Estou inquieto.
Concentro em mim um faro inimputável para a ansiedade
Uma necessidade lírica de procura inconsequente
Uma lente deformadora que transgride a linha da serenidade, que dilui os contornos palpáveis da lisura invernal em que me movimento
Tento viver através da fátua imagem literal que este exterior constrói por mim
Mas não resisto
Sou inquieto.
Sou néscio na minha forma de saborear a existência
Porque não me sento e espero que o brilho das coisas puras me cale e me molde à vontade dos presentes que se sucedem?
Porque tenho eu de interferir no decorrer do tempo?
Porque tenho eu de ver o cheiro que a rua exala?

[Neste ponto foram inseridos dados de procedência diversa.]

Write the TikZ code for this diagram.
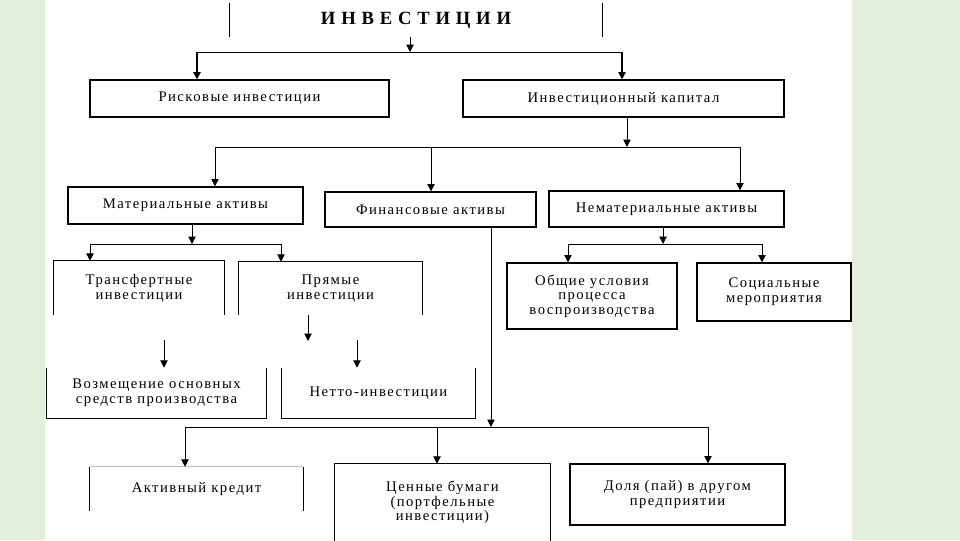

Porque tenho eu de ouvir a forma do céu impertinente?
Porque tenho eu de sentir os sons que saem das clarabóias da imagem de um gosto pelo colapso de todas as coisas materiais?
Porque sou eu o que procura e não o que atinge a meta?

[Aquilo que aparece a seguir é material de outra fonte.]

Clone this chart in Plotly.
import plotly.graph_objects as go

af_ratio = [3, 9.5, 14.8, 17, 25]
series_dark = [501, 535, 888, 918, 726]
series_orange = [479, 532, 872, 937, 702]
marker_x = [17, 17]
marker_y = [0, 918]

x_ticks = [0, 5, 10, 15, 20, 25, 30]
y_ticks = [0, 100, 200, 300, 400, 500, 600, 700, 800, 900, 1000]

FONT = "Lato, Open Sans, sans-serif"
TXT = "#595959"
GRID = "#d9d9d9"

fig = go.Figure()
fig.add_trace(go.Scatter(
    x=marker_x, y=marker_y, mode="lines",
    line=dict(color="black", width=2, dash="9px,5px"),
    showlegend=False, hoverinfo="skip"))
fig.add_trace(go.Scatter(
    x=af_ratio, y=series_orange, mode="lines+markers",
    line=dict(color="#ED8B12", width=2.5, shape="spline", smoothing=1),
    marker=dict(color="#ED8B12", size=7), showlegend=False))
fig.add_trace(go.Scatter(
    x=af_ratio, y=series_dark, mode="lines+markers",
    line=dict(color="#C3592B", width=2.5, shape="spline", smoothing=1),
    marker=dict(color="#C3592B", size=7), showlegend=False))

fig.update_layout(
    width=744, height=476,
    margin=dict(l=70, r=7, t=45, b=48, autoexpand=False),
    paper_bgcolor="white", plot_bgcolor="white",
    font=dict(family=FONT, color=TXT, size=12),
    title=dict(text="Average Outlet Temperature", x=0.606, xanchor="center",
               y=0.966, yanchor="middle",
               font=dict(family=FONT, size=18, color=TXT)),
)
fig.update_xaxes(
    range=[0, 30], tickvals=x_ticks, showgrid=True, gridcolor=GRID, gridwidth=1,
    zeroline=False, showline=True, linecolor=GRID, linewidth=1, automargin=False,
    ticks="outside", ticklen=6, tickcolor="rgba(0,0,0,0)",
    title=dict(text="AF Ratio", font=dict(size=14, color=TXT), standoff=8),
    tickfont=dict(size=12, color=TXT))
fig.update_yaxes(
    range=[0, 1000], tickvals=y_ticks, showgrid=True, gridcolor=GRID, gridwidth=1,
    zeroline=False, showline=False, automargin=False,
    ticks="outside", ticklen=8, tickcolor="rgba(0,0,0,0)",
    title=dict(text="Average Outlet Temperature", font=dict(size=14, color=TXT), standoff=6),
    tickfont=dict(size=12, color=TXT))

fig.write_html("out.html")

Vivo nesta solidão socializada, neste engano puro dos olhos que fingem ver o brilho imaculado na fachada de um prédio senil, nesta mentira de caminhar sobre a inconsistência de um volume sem piso.
Vivo através deste olhar de pastor toxicómano, vivo nesta ilusão de fruir a verdade de uma realidade que partilho e não consigo.

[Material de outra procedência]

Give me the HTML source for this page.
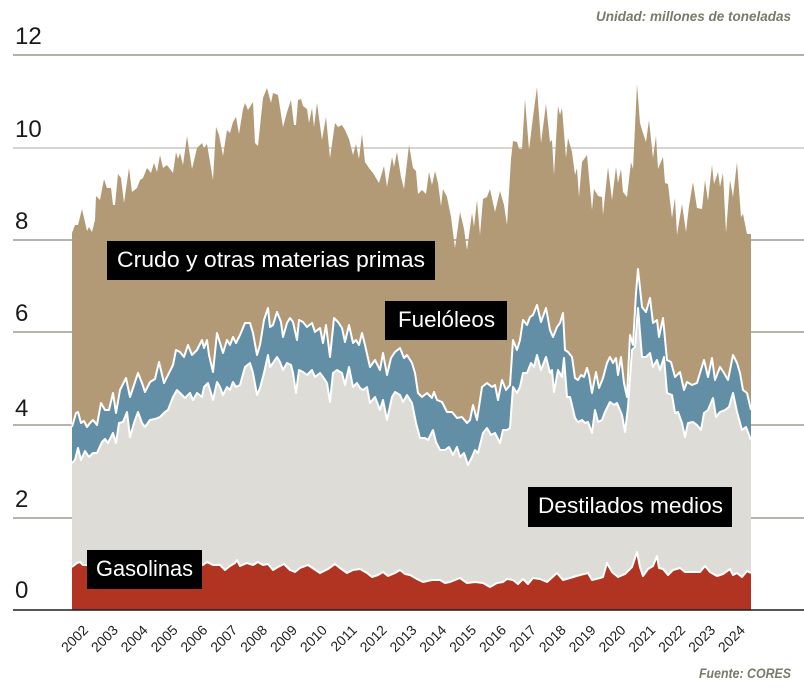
<!DOCTYPE html>
<html><head><meta charset="utf-8"><style>
html,body{margin:0;padding:0;background:#fff;}
svg{display:block;}
text{font-family:"Liberation Sans","DejaVu Sans",sans-serif;}
</style></head><body>
<svg width="804" height="688" viewBox="0 0 804 688" xmlns="http://www.w3.org/2000/svg">
<rect width="804" height="688" fill="#fff"/>
<!-- gridlines -->
<g stroke-width="1.3">
<line x1="13" y1="55" x2="804" y2="55" stroke="#838075"/>
<line x1="13" y1="148" x2="804" y2="148" stroke="#bdbcb8"/>
<line x1="13" y1="240" x2="804" y2="240" stroke="#8a877c"/>
<line x1="13" y1="332" x2="804" y2="332" stroke="#8a877c"/>
<line x1="13" y1="425" x2="804" y2="425" stroke="#8a877c"/>
<line x1="13" y1="518" x2="804" y2="518" stroke="#8a877c"/>
</g>
<!-- brown -->
<polygon fill="#b39a76" points="72,233 75,225 78,225 82,209 87,231 89,227 92,232 95,220 96,196 100,200 104,179 107,188 111,188 113,205 115,205 118,174 121,178 124,203 129,168 132,192 137,188 140,180 143,178 147,168 151,173 154,163 157,172 160,155 163,168 167,165 170,169 173,173 176,152 178,159 180,153 183,165 187,136 192,169 197,148 202,143 204,148 207,144 213,180 216,127 219,135 223,156 227,130 230,133 233,122 236,117 239,134 243,109 245,103 248,110 253,102 255,143 258,146 263,98 267,88 271,103 273,93 278,95 283,127 287,112 291,100 294,125 296,125 298,100 301,99 303,106 307,109 309,123 312,108 314,127 317,103 322,140 326,117 330,158 335,123 338,127 342,125 345,130 349,139 353,155 356,144 359,159 362,134 365,162 369,168 373,173 379,183 384,166 387,187 392,157 394,167 397,152 401,177 404,189 409,145 413,168 416,171 418,194 422,190 426,194 429,172 432,185 435,171 438,183 441,206 443,189 447,197 451,217 455,248 460,212 464,229 467,250 472,213 474,227 477,200 480,235 483,199 487,197 490,189 495,212 500,191 504,205 507,225 511,159 513,141 517,142 519,149 522,149 525,99 529,150 533,117 537,87 541,143 546,104 550,142 552,140 554,175 558,106 560,115 562,108 566,158 568,138 572,152 575,175 577,168 579,197 582,162 587,155 592,210 594,189 598,196 602,197 603,215 608,167 612,200 616,167 618,183 621,169 623,192 627,197 631,162 633,169 637,84 640,123 643,133 646,142 649,120 653,158 656,136 658,169 663,157 665,183 668,184 672,218 675,198 677,235 682,204 686,232 689,206 693,182 697,208 702,209 705,180 708,201 712,165 714,184 718,172 720,187 723,173 726,233 730,180 733,197 737,162 741,217 743,214 747,234 751,234 751,610 72,610"/>
<!-- blue -->
<polygon id="blue" fill="#628fa6" points="72,427 76,413 78,412 81,423 84,421 87,427 90,423 93,420 97,425 101,403 105,410 109,410 113,393 116,413 120,390 126,378 130,397 134,385 138,373 142,383 145,392 150,382 155,379 159,362 164,383 168,375 173,365 176,350 180,352 184,357 188,345 192,355 197,350 202,340 204,348 207,340 209,355 213,372 217,333 220,343 223,353 227,340 230,345 233,337 236,343 240,335 245,323 250,323 253,333 257,355 260,345 264,320 268,308 270,327 273,325 277,312 281,322 283,337 287,323 290,318 293,322 297,340 299,320 303,322 307,327 312,323 315,332 320,328 323,343 326,325 330,357 334,318 338,322 342,328 345,342 349,325 353,343 356,340 359,345 362,333 365,345 370,367 375,360 380,370 383,353 387,375 391,358 395,352 400,348 404,358 407,355 412,363 415,373 418,393 422,397 427,393 432,398 434,392 437,400 442,402 447,412 452,412 457,418 462,417 467,423 470,420 473,405 477,420 482,387 487,383 492,387 495,385 498,400 502,380 506,390 510,385 513,340 517,350 520,340 523,320 527,325 530,317 533,315 537,305 541,322 546,308 550,330 553,337 557,327 560,323 563,313 565,350 568,352 572,357 575,378 578,380 581,375 584,377 587,368 589,375 592,393 596,372 599,388 603,378 607,363 610,357 613,363 616,358 618,375 621,357 624,383 627,397 630,335 633,345 636,293 638,269 642,307 646,312 650,298 653,323 657,320 659,337 663,318 667,360 671,362 675,377 680,372 684,390 687,382 692,385 697,383 700,373 704,360 708,377 712,358 715,380 720,367 724,373 728,380 733,355 737,363 740,373 743,390 747,393 751,410 751,610 72,610"/>
<!-- gray -->
<polygon fill="#dedcd7" points="72,463 75,460 78,448 81,460 85,451 89,457 93,453 97,453 102,442 105,439 108,443 113,433 116,443 119,423 123,422 127,412 130,437 134,423 138,412 142,423 145,427 150,420 155,419 160,417 165,412 168,410 173,397 177,390 180,393 185,398 190,393 193,400 197,393 202,397 204,387 208,383 213,400 217,382 220,387 223,395 227,387 230,390 233,382 236,387 240,385 245,367 250,363 253,373 257,395 260,388 264,373 268,355 270,367 273,363 277,357 280,362 283,370 287,363 291,365 293,373 296,393 299,370 303,372 307,375 312,370 315,377 320,373 323,377 327,383 330,402 333,373 337,370 342,373 345,385 349,367 353,387 357,383 360,388 363,390 367,387 370,403 375,397 380,410 383,400 387,420 392,397 395,392 400,395 403,402 407,395 412,403 416,423 420,438 425,438 428,440 433,430 436,442 440,450 445,450 449,447 453,455 457,447 460,457 464,453 468,465 472,457 475,450 478,453 483,433 487,428 491,435 495,433 500,443 503,430 507,430 510,428 513,387 517,393 520,387 523,373 527,373 531,363 534,367 537,355 541,370 546,357 550,373 552,370 554,392 558,370 562,377 564,358 567,397 570,397 575,418 578,422 582,420 585,423 588,422 592,433 595,410 598,422 602,420 605,412 610,402 614,405 617,403 622,415 625,432 628,407 632,350 635,347 638,308 642,357 646,357 650,353 653,367 657,360 660,370 664,357 667,393 672,395 675,413 678,412 682,423 685,437 688,423 693,422 697,425 701,430 704,413 708,410 713,398 716,417 720,412 725,410 729,407 733,393 737,412 742,430 746,427 751,440 751,610 72,610"/>
<!-- red -->
<polygon fill="#b13422" points="72,567 77,563 80,562 83,565 90,565 100,563 110,566 120,564 130,566 140,563 150,565 160,566 170,563 180,565 190,566 200,564 203,565 207,562 213,565 220,565 225,570 230,566 235,563 237,560 240,566 247,563 253,565 258,562 263,565 268,564 273,570 278,567 284,564 290,570 295,572 300,568 308,565 320,573 328,569 335,564 340,568 347,573 353,570 360,569 367,573 372,577 378,575 383,572 388,576 395,573 400,570 405,574 410,575 417,579 423,582 432,580 440,580 445,583 450,582 460,578 467,583 475,582 483,583 490,587 497,583 503,582 507,579 513,580 518,584 523,579 528,584 533,578 540,579 547,582 557,573 563,580 570,578 580,575 588,573 592,580 600,578 603,577 607,563 612,572 618,577 625,574 632,567 637,552 640,567 643,576 648,569 653,566 657,556 659,568 663,569 668,575 673,570 680,568 685,572 692,572 700,572 705,566 710,572 717,576 723,574 730,569 733,575 737,573 742,577 747,571 751,573 751,610 72,610"/>
<!-- white separator lines -->
<g fill="none" stroke="#fff" stroke-width="2" stroke-linejoin="round">
<polyline points="72,427 76,413 78,412 81,423 84,421 87,427 90,423 93,420 97,425 101,403 105,410 109,410 113,393 116,413 120,390 126,378 130,397 134,385 138,373 142,383 145,392 150,382 155,379 159,362 164,383 168,375 173,365 176,350 180,352 184,357 188,345 192,355 197,350 202,340 204,348 207,340 209,355 213,372 217,333 220,343 223,353 227,340 230,345 233,337 236,343 240,335 245,323 250,323 253,333 257,355 260,345 264,320 268,308 270,327 273,325 277,312 281,322 283,337 287,323 290,318 293,322 297,340 299,320 303,322 307,327 312,323 315,332 320,328 323,343 326,325 330,357 334,318 338,322 342,328 345,342 349,325 353,343 356,340 359,345 362,333 365,345 370,367 375,360 380,370 383,353 387,375 391,358 395,352 400,348 404,358 407,355 412,363 415,373 418,393 422,397 427,393 432,398 434,392 437,400 442,402 447,412 452,412 457,418 462,417 467,423 470,420 473,405 477,420 482,387 487,383 492,387 495,385 498,400 502,380 506,390 510,385 513,340 517,350 520,340 523,320 527,325 530,317 533,315 537,305 541,322 546,308 550,330 553,337 557,327 560,323 563,313 565,350 568,352 572,357 575,378 578,380 581,375 584,377 587,368 589,375 592,393 596,372 599,388 603,378 607,363 610,357 613,363 616,358 618,375 621,357 624,383 627,397 630,335 633,345 636,293 638,269 642,307 646,312 650,298 653,323 657,320 659,337 663,318 667,360 671,362 675,377 680,372 684,390 687,382 692,385 697,383 700,373 704,360 708,377 712,358 715,380 720,367 724,373 728,380 733,355 737,363 740,373 743,390 747,393 751,410"/>
<polyline points="72,463 75,460 78,448 81,460 85,451 89,457 93,453 97,453 102,442 105,439 108,443 113,433 116,443 119,423 123,422 127,412 130,437 134,423 138,412 142,423 145,427 150,420 155,419 160,417 165,412 168,410 173,397 177,390 180,393 185,398 190,393 193,400 197,393 202,397 204,387 208,383 213,400 217,382 220,387 223,395 227,387 230,390 233,382 236,387 240,385 245,367 250,363 253,373 257,395 260,388 264,373 268,355 270,367 273,363 277,357 280,362 283,370 287,363 291,365 293,373 296,393 299,370 303,372 307,375 312,370 315,377 320,373 323,377 327,383 330,402 333,373 337,370 342,373 345,385 349,367 353,387 357,383 360,388 363,390 367,387 370,403 375,397 380,410 383,400 387,420 392,397 395,392 400,395 403,402 407,395 412,403 416,423 420,438 425,438 428,440 433,430 436,442 440,450 445,450 449,447 453,455 457,447 460,457 464,453 468,465 472,457 475,450 478,453 483,433 487,428 491,435 495,433 500,443 503,430 507,430 510,428 513,387 517,393 520,387 523,373 527,373 531,363 534,367 537,355 541,370 546,357 550,373 552,370 554,392 558,370 562,377 564,358 567,397 570,397 575,418 578,422 582,420 585,423 588,422 592,433 595,410 598,422 602,420 605,412 610,402 614,405 617,403 622,415 625,432 628,407 632,350 635,347 638,308 642,357 646,357 650,353 653,367 657,360 660,370 664,357 667,393 672,395 675,413 678,412 682,423 685,437 688,423 693,422 697,425 701,430 704,413 708,410 713,398 716,417 720,412 725,410 729,407 733,393 737,412 742,430 746,427 751,440"/>
<polyline points="72,567 77,563 80,562 83,565 90,565 100,563 110,566 120,564 130,566 140,563 150,565 160,566 170,563 180,565 190,566 200,564 203,565 207,562 213,565 220,565 225,570 230,566 235,563 237,560 240,566 247,563 253,565 258,562 263,565 268,564 273,570 278,567 284,564 290,570 295,572 300,568 308,565 320,573 328,569 335,564 340,568 347,573 353,570 360,569 367,573 372,577 378,575 383,572 388,576 395,573 400,570 405,574 410,575 417,579 423,582 432,580 440,580 445,583 450,582 460,578 467,583 475,582 483,583 490,587 497,583 503,582 507,579 513,580 518,584 523,579 528,584 533,578 540,579 547,582 557,573 563,580 570,578 580,575 588,573 592,580 600,578 603,577 607,563 612,572 618,577 625,574 632,567 637,552 640,567 643,576 648,569 653,566 657,556 659,568 663,569 668,575 673,570 680,568 685,572 692,572 700,572 705,566 710,572 717,576 723,574 730,569 733,575 737,573 742,577 747,571 751,573"/>
</g>
<!-- zero line -->
<line x1="13" y1="610" x2="804" y2="610" stroke="#1e1e1e" stroke-width="1.6"/>
<!-- y labels -->
<g font-size="24" fill="#1a1a1a">
<text x="15" y="44">12</text>
<text x="15" y="137">10</text>
<text x="15" y="229">8</text>
<text x="15" y="321">6</text>
<text x="15" y="416">4</text>
<text x="15" y="507">2</text>
<text x="15" y="598">0</text>
</g>
<!-- series labels -->
<rect x="107" y="241" width="328" height="39" fill="#000"/>
<text x="117" y="267" font-size="22" fill="#fff" textLength="308" lengthAdjust="spacingAndGlyphs">Crudo y otras materias primas</text>
<rect x="385" y="301" width="122" height="39" fill="#000"/>
<text x="398" y="327" font-size="22" fill="#fff" textLength="97" lengthAdjust="spacingAndGlyphs">Fuelóleos</text>
<rect x="528" y="487" width="204" height="40" fill="#000"/>
<text x="538" y="513" font-size="22" fill="#fff" textLength="185" lengthAdjust="spacingAndGlyphs">Destilados medios</text>
<rect x="87" y="550" width="115" height="39" fill="#000"/>
<text x="96" y="576" font-size="22" fill="#fff" textLength="97" lengthAdjust="spacingAndGlyphs">Gasolinas</text>
<!-- x labels -->
<g font-size="14" fill="#222" text-anchor="end">
<text transform="translate(89,631) rotate(-45)">2002</text>
<text transform="translate(118.9,631) rotate(-45)">2003</text>
<text transform="translate(148.7,631) rotate(-45)">2004</text>
<text transform="translate(178.6,631) rotate(-45)">2005</text>
<text transform="translate(208.4,631) rotate(-45)">2006</text>
<text transform="translate(238.3,631) rotate(-45)">2007</text>
<text transform="translate(268.2,631) rotate(-45)">2008</text>
<text transform="translate(298,631) rotate(-45)">2009</text>
<text transform="translate(327.9,631) rotate(-45)">2010</text>
<text transform="translate(357.7,631) rotate(-45)">2011</text>
<text transform="translate(387.6,631) rotate(-45)">2012</text>
<text transform="translate(417.5,631) rotate(-45)">2013</text>
<text transform="translate(447.3,631) rotate(-45)">2014</text>
<text transform="translate(477.2,631) rotate(-45)">2015</text>
<text transform="translate(507,631) rotate(-45)">2016</text>
<text transform="translate(536.9,631) rotate(-45)">2017</text>
<text transform="translate(566.8,631) rotate(-45)">2018</text>
<text transform="translate(596.6,631) rotate(-45)">2019</text>
<text transform="translate(626.5,631) rotate(-45)">2020</text>
<text transform="translate(656.3,631) rotate(-45)">2021</text>
<text transform="translate(686.2,631) rotate(-45)">2022</text>
<text transform="translate(716.1,631) rotate(-45)">2023</text>
<text transform="translate(745.9,631) rotate(-45)">2024</text>
</g>
<!-- notes -->
<text x="596" y="21" font-size="13.5" font-style="italic" font-weight="bold" fill="#7a7a6c" textLength="195" lengthAdjust="spacingAndGlyphs">Unidad: millones de toneladas</text>
<text x="699" y="678" font-size="13.5" font-style="italic" font-weight="bold" fill="#7a7a6c" textLength="92" lengthAdjust="spacingAndGlyphs">Fuente: CORES</text>
</svg>
</body></html>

Sinto esta chama de propósitos em cada multividência de mim cá dentro
Saio de casa e sou incauto nas minhas tendências para a funcionalidade
Caminho só e livre
Porque só sou verdadeiramente livre quando estou só
Só sou verdadeiramente verdadeiro quando me sinto a mim e não aos outros
Rumo ao impasse de um trajecto mil vezes consumido
E ele é outro, é todos, é um só na sua multitude de existências
E forçosamente não percebo que ele é sempre o mesmo
Depois disto quem me forja uma identidade?
Quem me liberta da pena a que me condenei por existir nesta dimensão da essência
Da essência de algo que não é essencial?
Essencial sou eu mais esta essência mais este perene fardo que transporto
E todas as verdades do mundo que não passam de mim mesmo para o mundo
Ficam cá, ganham fungos de tanto permanecerem
Germinam novas características da mesma coisa
Coisa que se perpetua
Coisa que não é coisa, são coisas.
Ah a verdade de um poema já escrito!
E a mentira daquele que está cá dentro!
Que dualidade?
A dualidade desta visão quimérica do invisibilismo a que me voto
E a surpresa de uma dependência trivialmente inata pelo fingimento
Por me tornar inverosímil sem condições, sem restrições!
Inquieto-me
Intemporalmente inquieto-me
Para dar materialidade incorpórea à linguagem
Essa linguagem autista dos segredos não-falados
Esta verborização selvagem, esse cais de largada onde o destino está marcado à hora da partida.
Inquietação
Ou o tempo em que o pensamento é sobre-humano
Forçosamente inquieto e sobre-humano.